In your cs75/projects/3 directory is a file called start.mips that shows you the basic structure of a MIPS assembly program. Try running this MIPS program using xspim. It should print the number 6 followed by a newline and end. I will describe the key sections of the code below.


Getting Started

The following is a suggested order for tackling code generation.

  1. First, fix any problems in your parser before beginning code generation.

  2. Before implementing any code, try writing some simple MIPS programs by hand, such as one that would be quivalent to the following C-- program:
    int main() {
      write 6+3*8;
      writeln;
    }
    
    To do this you can copy the MIPS program that I provided, called start.mips, and just modify the code between the calling sequence and the return sequence to do the additional arithmetic operations.

  3. You will need a data structure to store the assembly code as you generate it. I suggest using a python list of lists where each inner list represents one line of assembly code. Each inner list can contain a flag representing what type of MIPS instruction it is, such as: 'code', 'label', or 'directive'. Further positions in the list can represent the necessary operators and operands. Write all of the necessary methods needed to store and emit code using your data structure.

  4. Add a method to generate the .data section of the assembly code that will begin every MIPS program.

  5. Add methods to generate the generic parts of the function calling sequence and return sequence. For now, you will hard code this in for main, but in the next part of this project, you will make this work for any function.

  6. Start adding code to support simple C-- programs that just contain a main program with expressions involving numbers (no variables) and only the statements write and writeln. See the next section for more detail on how to do this.

Implementing Basic Functionality

In order to break down the process of code generation into small, incremental steps, we will initially ignore variables and function calls. We will assume that all programs only have a main function that deals directly with numbers.

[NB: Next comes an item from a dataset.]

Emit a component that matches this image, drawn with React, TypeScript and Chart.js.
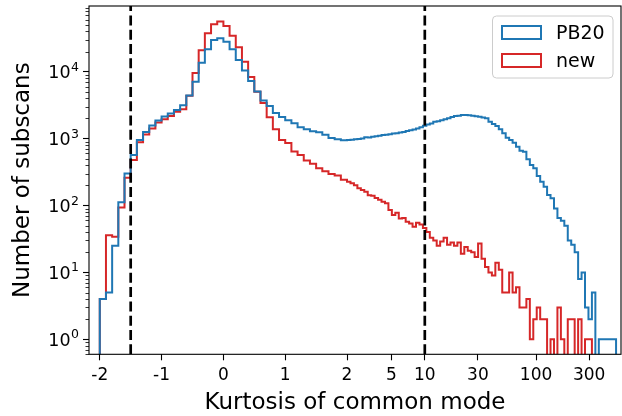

Your code generator will traverse the AST produced by the parser to generate MIPS code. Structure the code generator so that it has methods that roughly match the different node types in the AST.

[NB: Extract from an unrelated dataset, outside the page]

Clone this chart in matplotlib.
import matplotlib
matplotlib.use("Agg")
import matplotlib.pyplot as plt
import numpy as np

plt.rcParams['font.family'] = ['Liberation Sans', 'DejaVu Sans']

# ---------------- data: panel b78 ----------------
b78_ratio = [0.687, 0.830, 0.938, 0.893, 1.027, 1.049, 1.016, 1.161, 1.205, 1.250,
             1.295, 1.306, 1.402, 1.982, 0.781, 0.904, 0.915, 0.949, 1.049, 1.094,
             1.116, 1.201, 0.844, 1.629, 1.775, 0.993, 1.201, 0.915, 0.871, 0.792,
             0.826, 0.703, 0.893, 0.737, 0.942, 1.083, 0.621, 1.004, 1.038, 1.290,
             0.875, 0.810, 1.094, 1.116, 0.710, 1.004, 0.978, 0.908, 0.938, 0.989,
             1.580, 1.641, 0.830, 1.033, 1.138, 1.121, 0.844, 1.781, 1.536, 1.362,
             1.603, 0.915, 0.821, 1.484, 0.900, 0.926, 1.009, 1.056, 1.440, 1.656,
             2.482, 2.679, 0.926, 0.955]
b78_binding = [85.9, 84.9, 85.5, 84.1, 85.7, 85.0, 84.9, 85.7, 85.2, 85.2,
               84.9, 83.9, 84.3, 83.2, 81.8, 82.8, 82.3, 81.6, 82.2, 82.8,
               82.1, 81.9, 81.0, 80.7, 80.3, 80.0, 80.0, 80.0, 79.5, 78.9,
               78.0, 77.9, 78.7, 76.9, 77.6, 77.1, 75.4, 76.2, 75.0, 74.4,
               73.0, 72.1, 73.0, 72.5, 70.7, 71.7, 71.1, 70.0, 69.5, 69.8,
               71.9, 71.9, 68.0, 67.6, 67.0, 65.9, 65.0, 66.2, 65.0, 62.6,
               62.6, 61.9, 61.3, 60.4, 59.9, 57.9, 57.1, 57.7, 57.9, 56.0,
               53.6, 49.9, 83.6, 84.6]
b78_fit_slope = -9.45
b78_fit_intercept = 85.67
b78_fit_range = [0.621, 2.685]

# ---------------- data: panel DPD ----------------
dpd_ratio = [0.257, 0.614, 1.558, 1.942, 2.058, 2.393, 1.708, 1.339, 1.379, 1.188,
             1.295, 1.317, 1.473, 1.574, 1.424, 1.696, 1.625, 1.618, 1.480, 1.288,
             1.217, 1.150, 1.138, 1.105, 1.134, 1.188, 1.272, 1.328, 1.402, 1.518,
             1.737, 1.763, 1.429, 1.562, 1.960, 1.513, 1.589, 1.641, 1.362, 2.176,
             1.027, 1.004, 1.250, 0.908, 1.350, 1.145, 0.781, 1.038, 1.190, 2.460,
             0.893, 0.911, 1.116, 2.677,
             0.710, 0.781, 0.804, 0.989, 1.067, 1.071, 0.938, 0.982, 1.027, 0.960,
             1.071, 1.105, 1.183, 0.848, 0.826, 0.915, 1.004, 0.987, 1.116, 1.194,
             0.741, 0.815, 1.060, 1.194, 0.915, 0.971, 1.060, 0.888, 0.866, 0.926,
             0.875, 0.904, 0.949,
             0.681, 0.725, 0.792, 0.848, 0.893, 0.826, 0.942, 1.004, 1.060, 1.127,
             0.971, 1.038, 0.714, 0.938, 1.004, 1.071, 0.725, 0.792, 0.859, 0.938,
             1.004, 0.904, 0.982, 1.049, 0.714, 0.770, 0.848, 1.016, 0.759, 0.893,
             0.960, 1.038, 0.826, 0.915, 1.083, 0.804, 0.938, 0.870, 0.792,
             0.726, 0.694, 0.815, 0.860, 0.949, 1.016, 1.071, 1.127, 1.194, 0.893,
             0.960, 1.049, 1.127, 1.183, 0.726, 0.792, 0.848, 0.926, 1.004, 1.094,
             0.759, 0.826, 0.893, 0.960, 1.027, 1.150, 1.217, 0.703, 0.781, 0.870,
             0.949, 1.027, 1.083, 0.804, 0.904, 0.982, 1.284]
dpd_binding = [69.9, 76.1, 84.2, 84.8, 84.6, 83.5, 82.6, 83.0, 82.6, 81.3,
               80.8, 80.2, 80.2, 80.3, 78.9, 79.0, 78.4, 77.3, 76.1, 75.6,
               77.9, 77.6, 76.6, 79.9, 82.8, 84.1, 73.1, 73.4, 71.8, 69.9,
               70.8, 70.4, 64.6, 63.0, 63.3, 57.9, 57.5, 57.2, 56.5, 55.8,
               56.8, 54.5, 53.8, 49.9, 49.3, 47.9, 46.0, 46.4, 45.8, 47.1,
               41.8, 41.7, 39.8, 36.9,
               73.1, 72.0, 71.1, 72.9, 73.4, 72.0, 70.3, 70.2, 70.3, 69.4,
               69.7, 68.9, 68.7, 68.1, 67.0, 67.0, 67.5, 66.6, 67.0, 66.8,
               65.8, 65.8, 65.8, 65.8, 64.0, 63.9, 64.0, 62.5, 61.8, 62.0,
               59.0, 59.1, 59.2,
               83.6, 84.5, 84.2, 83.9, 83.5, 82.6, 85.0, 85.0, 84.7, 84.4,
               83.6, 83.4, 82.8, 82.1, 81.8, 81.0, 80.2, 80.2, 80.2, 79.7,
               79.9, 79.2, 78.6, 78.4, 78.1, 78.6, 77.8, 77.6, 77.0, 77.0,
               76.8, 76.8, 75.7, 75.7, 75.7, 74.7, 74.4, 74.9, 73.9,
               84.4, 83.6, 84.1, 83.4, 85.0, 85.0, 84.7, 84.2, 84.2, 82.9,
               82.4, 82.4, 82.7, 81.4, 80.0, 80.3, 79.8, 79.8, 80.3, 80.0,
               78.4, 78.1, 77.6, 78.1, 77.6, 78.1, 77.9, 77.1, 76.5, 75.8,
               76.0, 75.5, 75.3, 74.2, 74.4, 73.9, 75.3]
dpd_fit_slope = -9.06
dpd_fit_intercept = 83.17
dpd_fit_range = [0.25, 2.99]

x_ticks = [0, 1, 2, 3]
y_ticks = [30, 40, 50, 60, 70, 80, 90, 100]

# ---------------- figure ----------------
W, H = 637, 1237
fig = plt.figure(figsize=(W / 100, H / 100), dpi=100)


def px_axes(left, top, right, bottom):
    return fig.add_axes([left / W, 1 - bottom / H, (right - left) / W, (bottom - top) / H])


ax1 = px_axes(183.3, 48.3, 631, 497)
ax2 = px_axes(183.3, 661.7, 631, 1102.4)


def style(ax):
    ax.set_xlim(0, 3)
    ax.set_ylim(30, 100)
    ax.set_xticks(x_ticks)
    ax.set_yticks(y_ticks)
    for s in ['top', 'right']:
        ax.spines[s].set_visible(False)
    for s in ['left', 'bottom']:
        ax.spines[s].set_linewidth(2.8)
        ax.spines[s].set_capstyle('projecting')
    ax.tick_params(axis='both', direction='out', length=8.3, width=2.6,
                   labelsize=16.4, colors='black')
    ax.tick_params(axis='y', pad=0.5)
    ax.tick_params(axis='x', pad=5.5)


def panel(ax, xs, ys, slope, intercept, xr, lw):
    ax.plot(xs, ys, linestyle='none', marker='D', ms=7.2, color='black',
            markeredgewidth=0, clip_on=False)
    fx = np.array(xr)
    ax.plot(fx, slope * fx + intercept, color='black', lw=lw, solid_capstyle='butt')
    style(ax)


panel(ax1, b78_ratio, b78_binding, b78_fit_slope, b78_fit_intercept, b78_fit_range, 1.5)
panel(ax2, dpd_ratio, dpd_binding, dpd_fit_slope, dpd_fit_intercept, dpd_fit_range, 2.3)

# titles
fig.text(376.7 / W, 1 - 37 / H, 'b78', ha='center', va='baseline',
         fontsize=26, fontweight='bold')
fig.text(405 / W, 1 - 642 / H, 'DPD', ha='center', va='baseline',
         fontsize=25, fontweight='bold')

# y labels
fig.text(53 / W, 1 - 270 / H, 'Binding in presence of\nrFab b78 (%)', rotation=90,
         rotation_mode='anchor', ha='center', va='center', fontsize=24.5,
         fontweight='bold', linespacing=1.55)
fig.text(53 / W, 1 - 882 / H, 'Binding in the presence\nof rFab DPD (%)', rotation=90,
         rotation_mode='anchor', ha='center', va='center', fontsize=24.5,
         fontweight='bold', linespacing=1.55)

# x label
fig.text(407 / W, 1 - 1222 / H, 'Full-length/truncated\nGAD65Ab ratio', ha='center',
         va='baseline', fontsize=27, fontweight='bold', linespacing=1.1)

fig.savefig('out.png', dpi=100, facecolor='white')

For each step described below, I have provided at least one test program.

  1. Because you will need write and writeln to test all aspects of code generation, you should begin by implementing them.
    int main() {
      write 5;
      writeln;
    }
    
    These should be implemented using system calls with registers $a0 and $v0 as discussed previously in the MIPS example.

  2. Implement the arithmetic operators.
    int main() {
      write 5+7-3;   //9
      writeln;
      write 10*8/4;  //20
      writeln;
    }
    
    To generate code for expressions you need to use registers to store temporary results. For example, the AST for the first write statement above looks something like this:
             write
               |
              sub
             /   \
           add   num
           / \    |
        num  num  3
         |    |
         5    7 
    
    The value of 5 needs to be loaded into a register, the value of 7 needs to be loaded into a register, they need to be added together and the result stored in a register. Then the value of 3 needs to be stored in a register and subtracted from the register storing 5+7, and that result needs to be stored in the $a0 register, which will be used to write the value out.

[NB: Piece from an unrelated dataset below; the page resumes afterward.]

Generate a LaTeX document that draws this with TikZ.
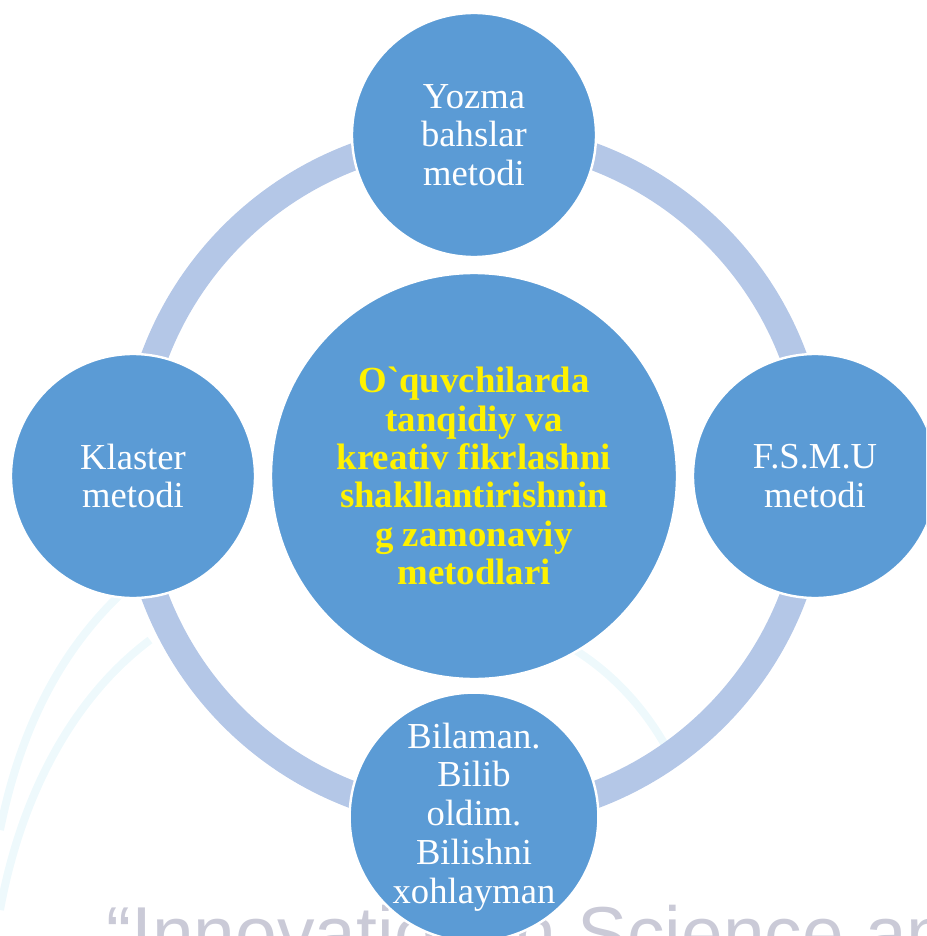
\documentclass[tikz,border=0pt]{standalone}
\usepackage{fontspec}
\setmainfont{Liberation Serif}
\setsansfont{Liberation Sans}
\usepackage{tikz}
\usetikzlibrary{shapes}
\usetikzlibrary{positioning}
\definecolor{circleblue}{RGB}{91,155,213}
\definecolor{ringblue}{RGB}{180,199,231}
\definecolor{markgray}{RGB}{202,202,215}
\definecolor{swooshcyan}{RGB}{238,249,252}

\begin{document}
\begin{tikzpicture}[x=0.5pt,y=-0.5pt,node distance=170.5pt]
\tikzstyle{hub}=[circle,draw=white,fill=circleblue,line width=1.2pt,
inner sep=0pt,minimum size=203pt,align=center,text=yellow,
font=\fontsize{18.4}{19.2}\selectfont\bfseries]
\tikzstyle{method}=[circle,draw=white,fill=circleblue,line width=1.2pt,
inner sep=0pt,minimum size=122pt,align=center,text=white,
font=\fontsize{18.3}{19.4}\selectfont]
\tikzstyle{ring}=[draw=ringblue,line width=13.5pt]
\tikzstyle{swoosh}=[draw=swooshcyan,line width=4pt]

\useasboundingbox (0,0) rectangle (926,936);
\clip (0,0) rectangle (926,936);

% faint slide background
\draw[swoosh] (0,830) .. controls (20,730) and (60,650) .. (125,590);
\draw[swoosh] (0,910) .. controls (20,800) and (70,700) .. (150,640);
\draw[swoosh] (575,650) .. controls (615,675) and (645,710) .. (665,745);
\node[text=markgray,anchor=base west,inner sep=0pt,
font=\sffamily\fontsize{37.5}{37.5}\selectfont] (banner) at (106,959)
{“Innovation in Science and};

\coordinate (middle) at (474,476);
\draw[ring] (middle) circle (170.5pt);

\node[hub] (center) at (middle) {O\textasciigrave quvchilarda\\tanqidiy va\\kreativ fikrlashni\\shakllantirishnin\\g zamonaviy\\metodlari};
\node[method] (yozma) [above of=center] {Yozma\\bahslar\\metodi};
\node[method] (klaster) [left of=center] {Klaster\\metodi};
\node[method] (fsmu) [right of=center] {F.S.M.U\\metodi};
\node[method] (bilaman) [below of=center] {Bilaman.\\Bilib\\oldim.\\Bilishni\\xohlayman};
\end{tikzpicture}
\end{document}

    You should use the temporary registers $t0-$t7 for evaluating expressions. Your code generator will need to implement a register allocation scheme for these registers so that when a temporary register is needed to store an operand or result, one can be found and when a temporary register is no longer needed it can be made available for generating other instructions. Make sure that you can handle expressions that have more operands then there are temporary registers, such as:

    write 1 + 2 + 3 + 4 + 5 + 6 + 7 + 8 + 9 + 10;
    

  3. Implement the relational operators.
    int main() {
      write 4 == 5;  //0
      write 4 >= 5;  //0
      write 4 > 5;   //0
      write 4 < 5;   //1
      write 4 != 5;  //1
      write 4 <= 5;  //1
      writeln;
    }
    

  4. Implement the boolean operators.
    // tests or
    int main() {
      write (4 == 5) || (4 > 5);  //0
      write 1 || 0;               //1
      write (1 == 2) || (5 < 6);  //1
      writeln;
    }
    
    // tests and
    int main() {
      write (4 != 5) && (5 != 6); //1
      write 1 && 0;               //0
      write 0 && 1;               //0
      writeln;
    }
    
    // tests not
    int main() {
        write !(3 < 4); //0
        write !(4 < 3); //1
        write !!1;      //1
        writeln;
    }
    
    Remember that in the C-- language and and or are short-circuit operators. In other words, if the first operand of an and is false, then false is returned and the second operand is never evaluated. Similarly, if the first operand of an or is true, then true is returned and the second operand is never evaluated.

    To do this you need to implement unique labels to which the short-circuiting code will branch allowing it to skip over evaluating the rest of the expression once the final result is known. You can use a simple label notation, like .Li where i increases for each unique label generated.

  5. Implement if statements.
    int main() {
      if (5 < 3) 
        write 1;
      else
        write -1;
      writeln;
      if (5 < 6)
        write 1;
      else
        write -1;
      writeln;
    }
    
    An if statement alters the control flow of a program. You need to generate branch instructions to unique labels to implement these correctly. Your code generator should implement somewhat meaningful unique labels to make your assembly code for if statments more readable. For example, labels for an if statement might look like:
        ...                   # instructions for the if part
        ...
    .L0_else:                 # a unique label for the start of the else part
        ...
        ...
    .L1_ifdone:               # a unique label for the end of the if-else
    

  6. Implement while loops, but don't worry about break statements yet.
    // Should go into an infinite loop printing 2's
    int main() {
      while (1)
        write 2;
    }
    
    /*
       Should output:
       1
       3
       While loop should never be executed.
    */
    int main() {
      write 1;
      writeln;
      while (0) {
        write 2;
        writeln;
      }
      write 3;
      writeln;
    }
    
    Similar to if statements, while loops will also require the use of branching instructions.

Submit
Run handin75 to turn in your code generator by the deadline. Make sure that your cs75/projects/3 directory contains all of the code necessary to test your code generator, which should be implemented in the file codeGenerator.py.